### Objective
Without the pictures, extract every line from the start of the material to the line containing "import pandas as pd", both ends included.

### Data

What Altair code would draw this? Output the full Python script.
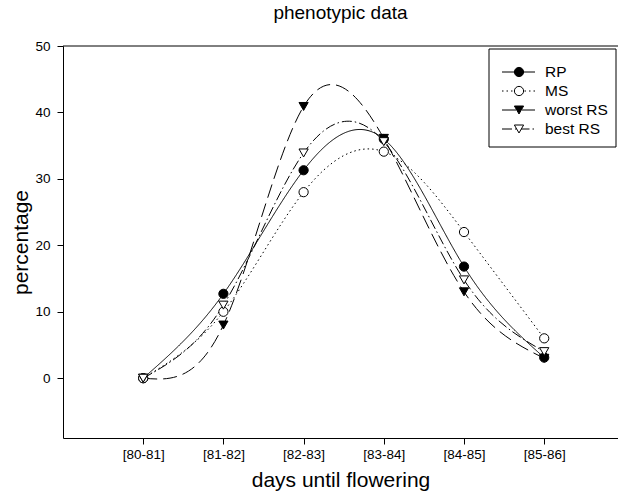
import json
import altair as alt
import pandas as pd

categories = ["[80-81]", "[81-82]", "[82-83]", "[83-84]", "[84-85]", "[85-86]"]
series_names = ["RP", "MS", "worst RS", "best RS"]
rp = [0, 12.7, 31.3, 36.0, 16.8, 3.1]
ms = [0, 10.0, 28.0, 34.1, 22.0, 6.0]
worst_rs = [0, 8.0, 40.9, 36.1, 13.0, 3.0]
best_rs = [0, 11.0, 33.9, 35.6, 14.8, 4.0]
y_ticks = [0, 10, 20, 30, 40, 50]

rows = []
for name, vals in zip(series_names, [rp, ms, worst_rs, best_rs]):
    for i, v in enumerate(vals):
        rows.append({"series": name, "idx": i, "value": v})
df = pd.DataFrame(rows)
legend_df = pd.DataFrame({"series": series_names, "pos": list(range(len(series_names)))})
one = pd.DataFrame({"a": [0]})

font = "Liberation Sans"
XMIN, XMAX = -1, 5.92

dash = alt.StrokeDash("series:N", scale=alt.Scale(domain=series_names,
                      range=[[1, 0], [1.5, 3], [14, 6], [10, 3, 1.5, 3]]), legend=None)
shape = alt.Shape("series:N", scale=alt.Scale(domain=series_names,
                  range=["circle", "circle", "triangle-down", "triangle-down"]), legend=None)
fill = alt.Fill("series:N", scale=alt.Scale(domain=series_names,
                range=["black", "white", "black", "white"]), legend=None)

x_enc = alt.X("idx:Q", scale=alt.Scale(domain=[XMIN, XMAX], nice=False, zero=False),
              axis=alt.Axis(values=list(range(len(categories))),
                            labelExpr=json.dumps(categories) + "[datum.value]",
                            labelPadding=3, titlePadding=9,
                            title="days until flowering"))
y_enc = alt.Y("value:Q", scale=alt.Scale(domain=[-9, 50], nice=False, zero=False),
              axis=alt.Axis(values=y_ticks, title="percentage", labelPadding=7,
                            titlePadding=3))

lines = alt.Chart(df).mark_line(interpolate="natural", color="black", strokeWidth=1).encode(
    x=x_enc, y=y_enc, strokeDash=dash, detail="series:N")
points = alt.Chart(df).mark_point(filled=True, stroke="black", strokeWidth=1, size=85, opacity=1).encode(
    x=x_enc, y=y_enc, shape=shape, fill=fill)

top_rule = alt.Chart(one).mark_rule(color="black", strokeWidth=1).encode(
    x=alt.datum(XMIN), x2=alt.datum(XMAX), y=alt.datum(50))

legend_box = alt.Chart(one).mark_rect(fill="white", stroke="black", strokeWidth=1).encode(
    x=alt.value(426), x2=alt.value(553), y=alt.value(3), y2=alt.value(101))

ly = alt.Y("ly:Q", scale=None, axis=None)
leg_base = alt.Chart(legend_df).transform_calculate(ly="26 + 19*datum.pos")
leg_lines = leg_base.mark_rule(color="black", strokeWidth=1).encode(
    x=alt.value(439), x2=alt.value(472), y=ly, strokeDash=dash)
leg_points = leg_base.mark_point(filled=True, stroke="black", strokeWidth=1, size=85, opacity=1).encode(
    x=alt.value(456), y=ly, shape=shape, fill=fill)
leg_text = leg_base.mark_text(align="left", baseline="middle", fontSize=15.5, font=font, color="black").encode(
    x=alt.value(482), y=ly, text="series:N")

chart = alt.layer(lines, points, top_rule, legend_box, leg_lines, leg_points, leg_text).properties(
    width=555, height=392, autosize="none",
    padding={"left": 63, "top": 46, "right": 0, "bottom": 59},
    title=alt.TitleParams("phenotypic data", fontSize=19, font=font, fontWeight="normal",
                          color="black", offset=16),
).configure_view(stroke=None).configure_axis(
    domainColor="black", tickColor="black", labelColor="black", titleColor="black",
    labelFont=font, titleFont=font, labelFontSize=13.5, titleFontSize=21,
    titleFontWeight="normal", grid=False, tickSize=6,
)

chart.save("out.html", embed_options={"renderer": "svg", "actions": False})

######

### Output of the exercise
What Altair code would draw this? Output the full Python script.
import json
import altair as alt
import pandas as pd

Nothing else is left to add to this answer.